The Weight of Two Worlds: Growing Up Muslim in Small-Town Ohio

At school I was ‘too Muslim.’ At the mosque I was ‘too American.’ I spent years feeling like I belonged nowhere.

There were exactly three Muslim families in Dayton when I was growing up. We’d see each other at the one mosque — a converted house on Wayne Avenue — and nod like survivors of the same quiet war.

At Jefferson Elementary, I was the girl who didn’t eat the pepperoni pizza at birthday parties. The girl who disappeared from class during Ramadan lunch breaks to sit alone in the library. The girl who had to explain, every single December, why there was no Christmas tree at her house.

But the mosque wasn’t refuge either. Aunties would whisper if my hijab slipped. Uncle Farooq once told my father I was “too friendly with the boys” because I played basketball at recess. I was twelve.
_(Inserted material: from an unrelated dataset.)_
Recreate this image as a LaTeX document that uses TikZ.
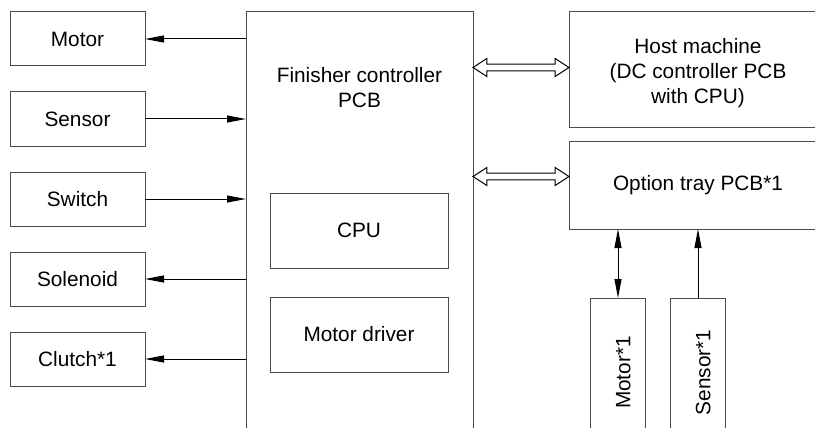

High school was the hardest. After 9/11, a boy in my chemistry class asked if my dad was a terrorist. He said it casually, like asking about the weather. The teacher heard. She said nothing.

I want to tell you there was a dramatic turning point. There wasn’t. It was slow. It was reading Surah Ad-Duha during a panic attack in my dorm room at Ohio State and feeling my heartbeat slow. It was finding three Muslim girls in my freshman orientation who laughed at the same jokes I did and prayed in the same study rooms.

It was realising that the Islam of the Dayton aunties and the Islam I was building for myself could be different and both be real.

I’m 28 now. I work in public health. I wear hijab on my own terms. I pray five times a day — not because anyone is watching, but because those five pauses are the only times my brain goes quiet.

Last Ramadan, I drove back to Dayton. The mosque isn’t a converted house anymore — it’s a proper building with a dome and a parking lot. There were kids everywhere. A little girl in a sparkly hijab ran up to me and said, “Are you fasting too?”

I told her yes. And I thought: she will never have to sit alone in a library.